The Ellery AW16 catwalk echoed this movement. While still laced and boned, the corset belts for women in Kym Ellery's collection emphasised the outsized silhouettes and mannish tailoring the label has become known for. Ellery tops were styled with wide-legged, Japanese-style trousers and undone corsetry, while minimalist black dresses had hints of gold eyelets around the waist. Off the catwalk, Aluna Francis also proved that a corset belt doesn't necessarily translate to overt femininity. Pairing her black number with a crisp white shirt, oversized leather jacket and brogues, she offered a street-style demonstration of androgynous corsetry.
Accessorising, the minimalist way
Adding a designer belt to an outfit, especially in a corset style, risks compromising its minimalism. However, labels like Loewe and Victoria Beckham managed to solve this conundrum for AW16. Jonathan Anderson’s collection featured a neutral palette of white, tan and black, and column-like dresses with leather basques created a mature take on the trend. His Loewe accessories were a melange of decorative utilitarianism – think a brown leather belt wrapped around swathes of material, with corsets adding a hint of the warrior to sleek monochrome outfits. At Victoria Beckham, the designer raided her own wardrobe for inspiration, opting for strap-like corset tops and peplum belts with Victoria Beckham trousers in minimalist tones.
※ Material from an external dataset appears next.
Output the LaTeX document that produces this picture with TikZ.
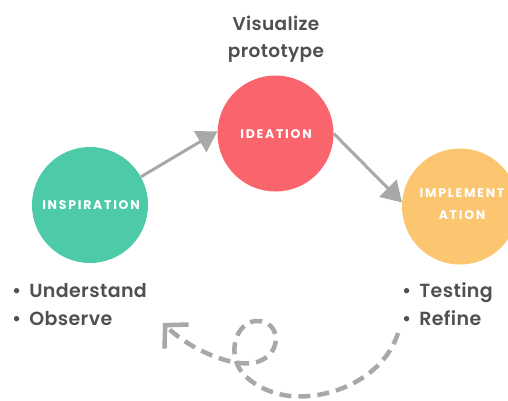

Perhaps the most infamous adopter of the look is Carine Roitfeld. For her, however, it's doctor-ordered. “My brace is a piece that I have to wear, so I’ve chosen to make it visible instead of hiding it,” Carine told Ray Siegel for her own CR Fashion Book. Worn over her idiosyncratic pencil skirt, or with a lace-topped dress, Carine’s array of belt styles and braces echoes the harnesses showcased at the Giambattista Valli Giamba AW15 show. It’s an aesthetic that has been eagerly accepted by athleisurewear labels like Alexander Wang too – braces and corsets are often styled over Alexander Wang dresses on the label's catwalks.
Historically, corsets and belts oppressed rather than liberated women. Today, designers have transformed the garment into an accessory, rather than a structural piece. A belt pulls an outfit together and offers the wearer an armour-like finish. Whether one opts for the high-octane femininity of Balmain or the androgynous styling of Prada, corset designer belts make an ideal accessory for AW16.